Beide Erzählstränge bedingen sich und ergeben einen bemerkenswert dichten Roman. Winkler kratzt nicht nur an der Oberfläche, sondern taucht ein. Gerade in den Rückblenden fügt er interessante Aspekte hinzu, auch wenn sie vielleicht nur am Rande eine Rolle spielen. Das Buch wird dadurch lebendig und glaubwürdiger. Keine Seite, kein Kapitel wirken hier verschwendet. Alles lässt die Lebenswelt von Heiko und seinen Freunden noch plastischer erscheinen. Etwa, wenn Winkler vor einer Schlägerei eine Seite lang über die Qualität des Zahnschutzes schreibt. Oder wenn Heikos nahezu zärtlicher Umgang mit Tieren - den Tauben des Vaters, Arnims Kampfhunden - immer wieder aufgegriffen wird.

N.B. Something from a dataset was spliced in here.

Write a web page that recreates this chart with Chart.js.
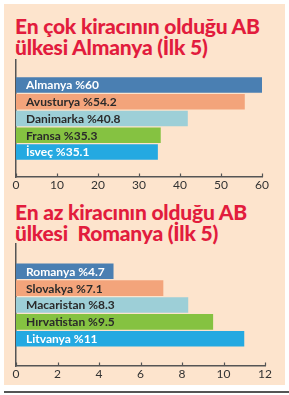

Schimpfwörter und jugendlicher Slang

Winkler packt das in eine direkte, sehr gut lesbare Sprache - gespickt mit Schimpfwörtern, wüsten Ausdrücken, jugendlichem Slang und alles andere als politisch korrekt (wie überhaupt Fans der Braunschweiger Eintracht und von Energie Cottbus über ein paar Beleidigungen hinweglesen sollten). Stringent ist das freilich nicht immer. In den inneren Monologen des Ich-Erzählers Heiko wirkt dieser nachdenklicher und tiefsinniger, als es sein Handeln vermuten lässt. Er erweist sich als genauer Beobachter seiner Umgebung, ohne dass er daraus Konsequenzen ziehen würde. Allerdings kann das durchaus als Ausdruck seiner Zerrissenheit gelesen werden. Denn letztlich sucht Heiko nach einer Sicherheit, die ihm nur die Hooligan-Szene bieten kann.

"Hool" handelt von einem Milieu, mit dem die wenigsten je zu tun haben werden. Viele kennen jene Hooligans nur aus den Nachrichten - wie erst kürzlich beim Spiel Hannover gegen Braunschweig. Aus diesem Blick auf eine ungewohnte Welt bezieht das Buch seine Spannung, sein Abenteuer. Gleichzeitig ist es jedoch ein Gegenwartsroman, der soziale Themen aufgreift: den Umgang mit dementen Eltern oder alltägliche Erfahrungen mit Drogen, Gewalt und Kriminalität. Diese Mischung macht "Hool" zu einem der bemerkenswertesten und lesenswertesten Romane des Jahres.